— START PROVIDED RECORDS —

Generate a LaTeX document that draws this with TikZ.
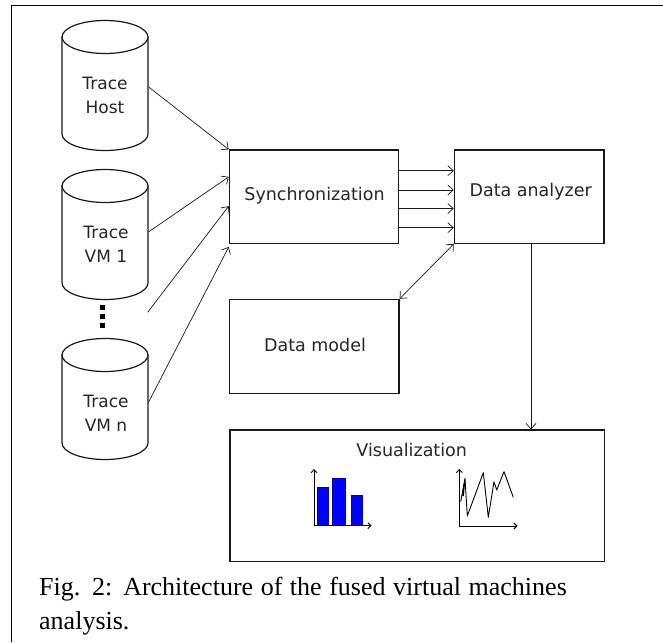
\documentclass[tikz,border=0pt]{standalone}
\usepackage{fontspec}
\setmainfont{Liberation Serif}
\newfontfamily\dejavu{DejaVu Sans}
\usetikzlibrary{arrows.meta,calc}
\tikzset{
  box/.style={draw=black!90, line width=1.2pt, inner sep=0pt, fill=white},
  lbl/.style={inner sep=0pt, text=black!85, font=\dejavu\fontsize{17.5}{21}\selectfont},
  cyllbl/.style={inner sep=0pt, text=black!85, align=center, font=\dejavu\fontsize{17}{23.8}\selectfont},
  cyl/.style={draw=black!90, line width=1.2pt, fill=white},
  arr/.style={line width=0.7pt, draw=black!90, -{Straight Barb[length=5.5pt,width=10pt]}},
  dblarr/.style={line width=0.7pt, draw=black!90, {Straight Barb[length=5.5pt,width=10pt]}-{Straight Barb[length=5.5pt,width=10pt]}},
  axis/.style={line width=0.9pt, -{Straight Barb[length=3pt,width=6pt]}},
  bar/.style={fill=blue, draw=blue!70!black, line width=0.4pt},
  caption/.style={inner sep=0pt, anchor=base west, font=\fontsize{26}{34.5}\selectfont}
}
\begin{document}
\begin{tikzpicture}[x=1pt,y=-1pt]
\useasboundingbox (0,0) rectangle (663,642);
% frame
\draw[line width=1pt] (11.7,642) -- (11.7,5.3) -- (663,5.3);

% cylinders
\foreach \yt/\yb in {37/134, 186/283, 355/443}{
  \draw[cyl] (62,\yt) -- (62,\yb) arc[start angle=180, end angle=360, x radius=43pt, y radius=16.5pt] -- (148,\yt) -- cycle;
  \draw[cyl] (105,\yt) ellipse [x radius=43pt, y radius=16.5pt];
}
\node[cyllbl] (host) at (105,95.8) {Trace\\Host};
\node[cyllbl] (vm1) at (106,244) {Trace\\VM 1};
\node[cyllbl] (vmn) at (106,413) {Trace\\VM n};
% dots
\foreach \y in {307.5,316.8,325.8}{
  \fill (100.2,\y-2.5) rectangle (105.2,\y+2.5);
}

% boxes
\node[box, minimum width=169pt, minimum height=93.3pt] (sync) at (313.8,196.7) {};
\node[lbl] (synclbl) at (314.5,196) {Synchronization};
\node[box, minimum width=149.7pt, minimum height=93.3pt] (da) at (529.2,196.7) {};
\node[lbl] (dalbl) at (530.7,191.7) {Data analyzer};
\node[box, minimum width=169.7pt, minimum height=94pt] (dm) at (314.2,346.3) {};
\node[lbl] (dmlbl) at (315,345) {Data model};
\node[box, minimum width=374.3pt, minimum height=131.7pt] (vis) at (417.2,495.9) {};
\node[lbl] (vislbl) at (411.7,450) {Visualization};

% inputs to synchronization
\coordinate (hostout) at (148.3,86.7);
\coordinate (vm1out) at (149,231.6);
\coordinate (dotsout) at (147.7,312.3);
\coordinate (vmnout) at (148.3,402.7);
\draw[arr] (hostout) -- (sync.north west);
\draw[arr] (vm1out) -- ($(sync.north west)!0.29!(sync.south west)$);
\draw[arr] (dotsout) -- ($(sync.north west)!0.60!(sync.south west)$);
\draw[arr] (vmnout) -- ([yshift=-3pt]sync.south west);

% sync -> data analyzer
\foreach \f in {0.225,0.429,0.625,0.828}{
  \draw[arr] ($(sync.north east)!\f!(sync.south east)$) -- ($(da.north west)!\f!(da.south west)$);
}
% data model <-> data analyzer
\draw[dblarr] (dm.north east) -- (da.south west);
% data analyzer -> visualization
\draw[arr] ([xshift=1.8pt]da.south) -- ([xshift=1.8pt]da.south |- vis.north);

% bar chart
\fill[bar] (316.7,525.2) rectangle (328.3,487.3);
\fill[bar] (332.3,525.2) rectangle (345,478);
\fill[bar] (350.7,525.2) rectangle (362.3,495);
\draw[bar] (316.7,525.2) rectangle (328.3,487.3);
\draw[bar] (332.3,525.2) rectangle (345,478);
\draw[bar] (350.7,525.2) rectangle (362.3,495);
\draw[axis] (314,525.7) -- (314,469);
\draw[axis] (314,525.7) -- (371.5,525.7);

% line chart
\draw[axis] (459.3,526) -- (459.3,469);
\draw[axis] (459.3,526) -- (517.5,526);
\draw[line width=0.9pt, line join=round] (460.7,501.7) -- (465,478.3) -- (467.3,516) -- (483.3,472.7) -- (488.3,517.3) -- (494,481.7) -- (496.7,490) -- (504,471.7) -- (513.3,497.3);
\draw[line width=1.6pt] (464.2,484) -- (463,496);

% caption
\node[caption] (cap1) at (39,595) {\makebox[527.6pt][s]{Fig. 2: Architecture of the fused virtual machines}};
\node[caption] (cap2) at (39,629.5) {analysis.};
\end{tikzpicture}
\end{document}
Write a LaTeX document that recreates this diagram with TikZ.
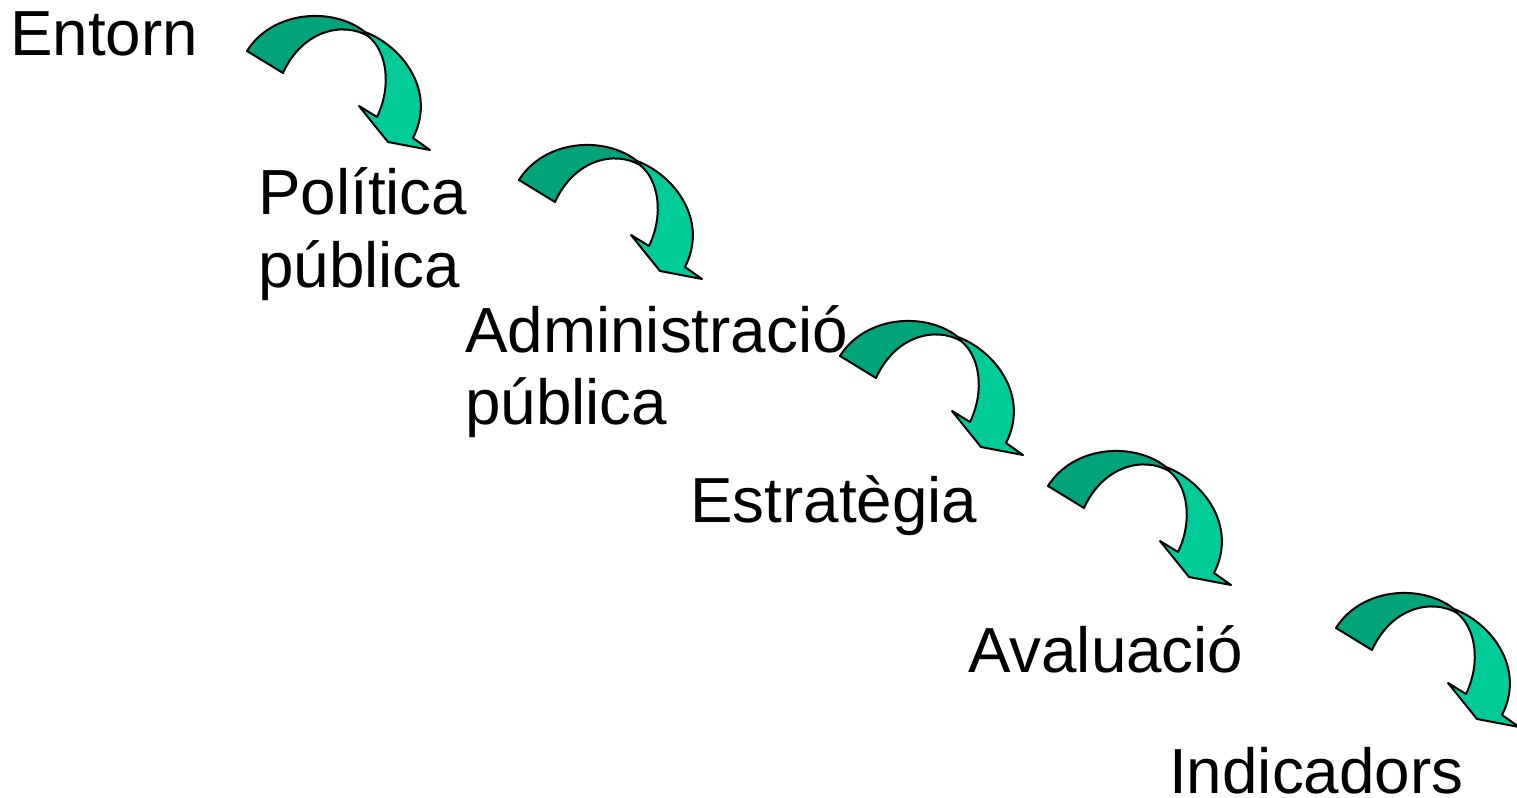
\documentclass[tikz,border=0pt]{standalone}
\usepackage{fontspec}
\setmainfont{Liberation Sans}
\usepackage{tikz}
\usetikzlibrary{positioning,calc}

\definecolor{topgreen}{RGB}{0,163,122}
\definecolor{frontgreen}{RGB}{0,204,153}

\tikzset{
    stage/.style={anchor=base west, inner sep=0pt, align=left,
        font=\fontsize{47.8}{54.75}\selectfont},
    curlarrow/.pic={
        % front face with the head
        \filldraw[fill=frontgreen, line width=1.5pt, line join=round]
            (118,-19) .. controls (155,-5) and (190,40) .. (166,87)
            -- (183,99) -- (141,91) -- (112,55) -- (130,66)
            .. controls (145,35) and (140,0) .. (121,-15) -- cycle;
        % top face
        \filldraw[fill=topgreen, line width=1.5pt, line join=round]
            (0,0) .. controls (25,-40) and (85,-45) .. (118,-19)
            -- (121,-15) .. controls (95,-30) and (55,-20) .. (36,22) -- cycle;
    }
}

\begin{document}
\begin{tikzpicture}[x=0.75pt, y=-0.75pt]
        \useasboundingbox (0,0) rectangle (1517,798);
        % the stages (base of a two line node is its last line)
        \node[stage] (entorn) at (10,56) {Entorn};
        \node[stage] (politica) at (258,288) {Política\\pública};
        \node[stage] (admin) at (465,425) {Administració\\pública};
        \node[stage] (estrategia) at (690,522) {Estratègia};
        \node[stage] (avaluacio) at (968,672) {Avaluació};
        \node[stage] (indicadors) at (1169,793) {Indicadors};
        % draw the curled arrows between them
        \pic at (247,51) {curlarrow};
        \pic at (519,180) {curlarrow};
        \pic at (840,356) {curlarrow};
        \pic at (1048,486) {curlarrow};
        \pic at (1336,628) {curlarrow};
    \end{tikzpicture}
\end{document}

— END PROVIDED RECORDS —

= EXERCISE TASK =
Leave out the pictures and give the listing above again exactly.

= ANSWER BELOW =
Generate a LaTeX document that draws this with TikZ.
\documentclass[tikz,border=0pt]{standalone}
\usepackage{fontspec}
\setmainfont{Liberation Serif}
\newfontfamily\dejavu{DejaVu Sans}
\usetikzlibrary{arrows.meta,calc}
\tikzset{
  box/.style={draw=black!90, line width=1.2pt, inner sep=0pt, fill=white},
  lbl/.style={inner sep=0pt, text=black!85, font=\dejavu\fontsize{17.5}{21}\selectfont},
  cyllbl/.style={inner sep=0pt, text=black!85, align=center, font=\dejavu\fontsize{17}{23.8}\selectfont},
  cyl/.style={draw=black!90, line width=1.2pt, fill=white},
  arr/.style={line width=0.7pt, draw=black!90, -{Straight Barb[length=5.5pt,width=10pt]}},
  dblarr/.style={line width=0.7pt, draw=black!90, {Straight Barb[length=5.5pt,width=10pt]}-{Straight Barb[length=5.5pt,width=10pt]}},
  axis/.style={line width=0.9pt, -{Straight Barb[length=3pt,width=6pt]}},
  bar/.style={fill=blue, draw=blue!70!black, line width=0.4pt},
  caption/.style={inner sep=0pt, anchor=base west, font=\fontsize{26}{34.5}\selectfont}
}
\begin{document}
\begin{tikzpicture}[x=1pt,y=-1pt]
\useasboundingbox (0,0) rectangle (663,642);
% frame
\draw[line width=1pt] (11.7,642) -- (11.7,5.3) -- (663,5.3);

% cylinders
\foreach \yt/\yb in {37/134, 186/283, 355/443}{
  \draw[cyl] (62,\yt) -- (62,\yb) arc[start angle=180, end angle=360, x radius=43pt, y radius=16.5pt] -- (148,\yt) -- cycle;
  \draw[cyl] (105,\yt) ellipse [x radius=43pt, y radius=16.5pt];
}
\node[cyllbl] (host) at (105,95.8) {Trace\\Host};
\node[cyllbl] (vm1) at (106,244) {Trace\\VM 1};
\node[cyllbl] (vmn) at (106,413) {Trace\\VM n};
% dots
\foreach \y in {307.5,316.8,325.8}{
  \fill (100.2,\y-2.5) rectangle (105.2,\y+2.5);
}

% boxes
\node[box, minimum width=169pt, minimum height=93.3pt] (sync) at (313.8,196.7) {};
\node[lbl] (synclbl) at (314.5,196) {Synchronization};
\node[box, minimum width=149.7pt, minimum height=93.3pt] (da) at (529.2,196.7) {};
\node[lbl] (dalbl) at (530.7,191.7) {Data analyzer};
\node[box, minimum width=169.7pt, minimum height=94pt] (dm) at (314.2,346.3) {};
\node[lbl] (dmlbl) at (315,345) {Data model};
\node[box, minimum width=374.3pt, minimum height=131.7pt] (vis) at (417.2,495.9) {};
\node[lbl] (vislbl) at (411.7,450) {Visualization};

% inputs to synchronization
\coordinate (hostout) at (148.3,86.7);
\coordinate (vm1out) at (149,231.6);
\coordinate (dotsout) at (147.7,312.3);
\coordinate (vmnout) at (148.3,402.7);
\draw[arr] (hostout) -- (sync.north west);
\draw[arr] (vm1out) -- ($(sync.north west)!0.29!(sync.south west)$);
\draw[arr] (dotsout) -- ($(sync.north west)!0.60!(sync.south west)$);
\draw[arr] (vmnout) -- ([yshift=-3pt]sync.south west);

% sync -> data analyzer
\foreach \f in {0.225,0.429,0.625,0.828}{
  \draw[arr] ($(sync.north east)!\f!(sync.south east)$) -- ($(da.north west)!\f!(da.south west)$);
}
% data model <-> data analyzer
\draw[dblarr] (dm.north east) -- (da.south west);
% data analyzer -> visualization
\draw[arr] ([xshift=1.8pt]da.south) -- ([xshift=1.8pt]da.south |- vis.north);

% bar chart
\fill[bar] (316.7,525.2) rectangle (328.3,487.3);
\fill[bar] (332.3,525.2) rectangle (345,478);
\fill[bar] (350.7,525.2) rectangle (362.3,495);
\draw[bar] (316.7,525.2) rectangle (328.3,487.3);
\draw[bar] (332.3,525.2) rectangle (345,478);
\draw[bar] (350.7,525.2) rectangle (362.3,495);
\draw[axis] (314,525.7) -- (314,469);
\draw[axis] (314,525.7) -- (371.5,525.7);

% line chart
\draw[axis] (459.3,526) -- (459.3,469);
\draw[axis] (459.3,526) -- (517.5,526);
\draw[line width=0.9pt, line join=round] (460.7,501.7) -- (465,478.3) -- (467.3,516) -- (483.3,472.7) -- (488.3,517.3) -- (494,481.7) -- (496.7,490) -- (504,471.7) -- (513.3,497.3);
\draw[line width=1.6pt] (464.2,484) -- (463,496);

% caption
\node[caption] (cap1) at (39,595) {\makebox[527.6pt][s]{Fig. 2: Architecture of the fused virtual machines}};
\node[caption] (cap2) at (39,629.5) {analysis.};
\end{tikzpicture}
\end{document}
Write a LaTeX document that recreates this diagram with TikZ.
\documentclass[tikz,border=0pt]{standalone}
\usepackage{fontspec}
\setmainfont{Liberation Sans}
\usepackage{tikz}
\usetikzlibrary{positioning,calc}

\definecolor{topgreen}{RGB}{0,163,122}
\definecolor{frontgreen}{RGB}{0,204,153}

\tikzset{
    stage/.style={anchor=base west, inner sep=0pt, align=left,
        font=\fontsize{47.8}{54.75}\selectfont},
    curlarrow/.pic={
        % front face with the head
        \filldraw[fill=frontgreen, line width=1.5pt, line join=round]
            (118,-19) .. controls (155,-5) and (190,40) .. (166,87)
            -- (183,99) -- (141,91) -- (112,55) -- (130,66)
            .. controls (145,35) and (140,0) .. (121,-15) -- cycle;
        % top face
        \filldraw[fill=topgreen, line width=1.5pt, line join=round]
            (0,0) .. controls (25,-40) and (85,-45) .. (118,-19)
            -- (121,-15) .. controls (95,-30) and (55,-20) .. (36,22) -- cycle;
    }
}

\begin{document}
\begin{tikzpicture}[x=0.75pt, y=-0.75pt]
        \useasboundingbox (0,0) rectangle (1517,798);
        % the stages (base of a two line node is its last line)
        \node[stage] (entorn) at (10,56) {Entorn};
        \node[stage] (politica) at (258,288) {Política\\pública};
        \node[stage] (admin) at (465,425) {Administració\\pública};
        \node[stage] (estrategia) at (690,522) {Estratègia};
        \node[stage] (avaluacio) at (968,672) {Avaluació};
        \node[stage] (indicadors) at (1169,793) {Indicadors};
        % draw the curled arrows between them
        \pic at (247,51) {curlarrow};
        \pic at (519,180) {curlarrow};
        \pic at (840,356) {curlarrow};
        \pic at (1048,486) {curlarrow};
        \pic at (1336,628) {curlarrow};
    \end{tikzpicture}
\end{document}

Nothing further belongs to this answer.